Je connais les difficultés de cette solution forte : elle étonne de prime abord ; mais, à les prendre de front, les obstacles s’aplanissent. La victoire s’en chargera. J’ajoute qu’une fois le parti pris et la résolution divulguée, la cause rallie les adhésions latentes, et la victoire elle-même s’en trouvera grandement facilitée. Quand les peuples savent où ils vont, leurs vœux abrègent le chemin. Le plébiscite de 1870 consolidait l’Empire de Napoléon plus que les dernières élections au Reichstag ne soutiennent le régime impérial actuel. Guillaume est, depuis longtemps, un ballon crevé. Bülow, en dénonçant ses entourages suspects, l’incohérence de son langage et de sa conduite politique, a porté à son maître un coup plus rude que Rochefort ne l’avait fait à Napoléon III en allumant sa Lanterne.
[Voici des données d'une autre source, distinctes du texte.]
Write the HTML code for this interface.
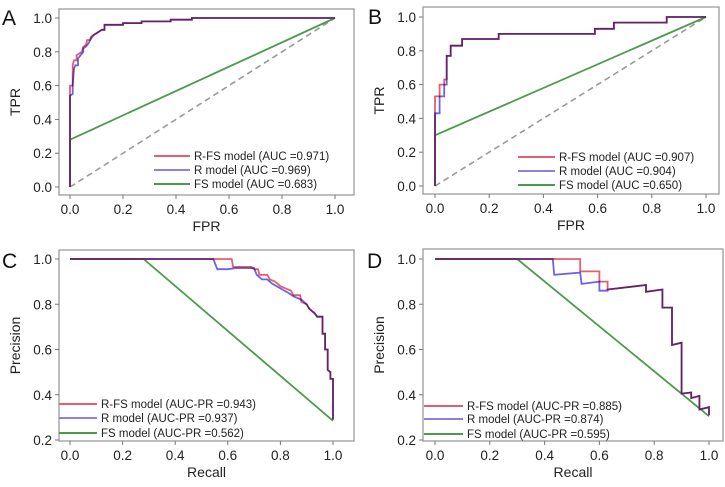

Et puis, l’erreur de la guerre est impardonnable. L’esprit calculateur et appliqué des Allemands fera le compte des profits et des pertes. Les affaires ont été mal gérées. Toutes les imprudences ont été commises à la fois. Pas un enfant en Allemagne qui se fasse la moindre illusion sur l’autorité, la clairvoyance et le tact des diplomates allemands, sur la haute direction de la politique et même des choses militaires.

Si la dynastie des Hohenzollern est rendue aux destinées normales de la royauté prussienne, elle reprendra un rôle à sa taille. Parce qu’ils ont eu Bismarck et le premier Moltke, ils s’en sont fait accroire : ils se sont pris pour des génies et pour des chefs de guerre. Ils se sont gonflés, et n’ont pas compris que leur seul grand homme, Frédéric, avait ce qui leur manque, le sens de la mesure. L’Europe les ramènera à la portion congrue.

Les conseillers et les chefs seront punis. Mais ils ne sont pas seuls responsables. Le militarisme prussien n’est, ainsi que nous l’avons dit dans les Problèmes de la guerre, que la forme agressive du pangermanisme. Le mal enlevé, il faut guérir le corps lui-même.